On Wed, Feb 26, 2020 at 12:35:37PM +0800, Anand Jain wrote:
> On 25/2/20 10:05 PM, David Sterba wrote:
> > Deleting a subvolume on a full filesystem leads to ENOSPC followed by a
> > forced read-only. This is not a transaction abort and the filesystem is
> > otherwise ok, so the error should be just propagated.
>
> yep.
>
> > This is caused by unnecessary call to btrfs_handle_fs_error for almost
> > all errors, except EAGAIN. This does not make sense as the standard
> > transaction abort mechanism is in btrfs_drop_snapshot so all relevant
> > failures are handled.
> >
> > Originally in commit cb1b69f4508a ("Btrfs: forced readonly when
> > btrfs_drop_snapshot() fails") there was no return value at all, so the
> > btrfs_std_error made some sense but once the error handling and
> > propagation has been we don't need it.
> >
> > Signed-off-by: David Sterba <dsterba@xxxxxxxx>
> > ---
> >
> > The use of btrfs_handle_fs_error in other places looks fishy, it makes
> > sense only in case there's a real error and transaction abort is not
> > possible, ~40 calls sound too much.
> >
> > fs/btrfs/extent-tree.c | 2 --
> > 1 file changed, 2 deletions(-)
> >
> > diff --git a/fs/btrfs/extent-tree.c b/fs/btrfs/extent-tree.c
> > index 161274118853..b18db1b3a412 100644
> > --- a/fs/btrfs/extent-tree.c
> > +++ b/fs/btrfs/extent-tree.c
> > @@ -5426,8 +5426,6 @@ int btrfs_drop_snapshot(struct btrfs_root *root,
> > */
> > if (!for_reloc && !root_dropped)
> > btrfs_add_dead_root(root);
> > - if (err && err != -EAGAIN)
> > - btrfs_handle_fs_error(fs_info, err, NULL);
> > return err;
> > }
>
> However can we confirm that the error returned here are logged by its
> parents (relocation thread and the cleaner thread) ?

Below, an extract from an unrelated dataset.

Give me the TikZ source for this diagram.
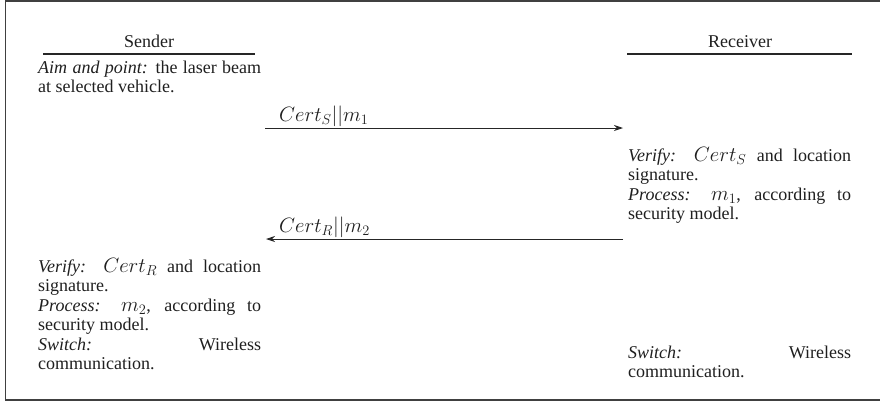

What do you mean logged? The error is propagated to the callers.
In btrfs_clean_one_deleted_snapshot it will result in not looping again
to clean futher subvolumes, silent error should be ok here.
In clean_dirty_subvols the last error is propagated as the loop
continues until all subvolumes from the list are processed, but reloc
dropping snapshot can handle EAGAIN and ENOSPC will be the same.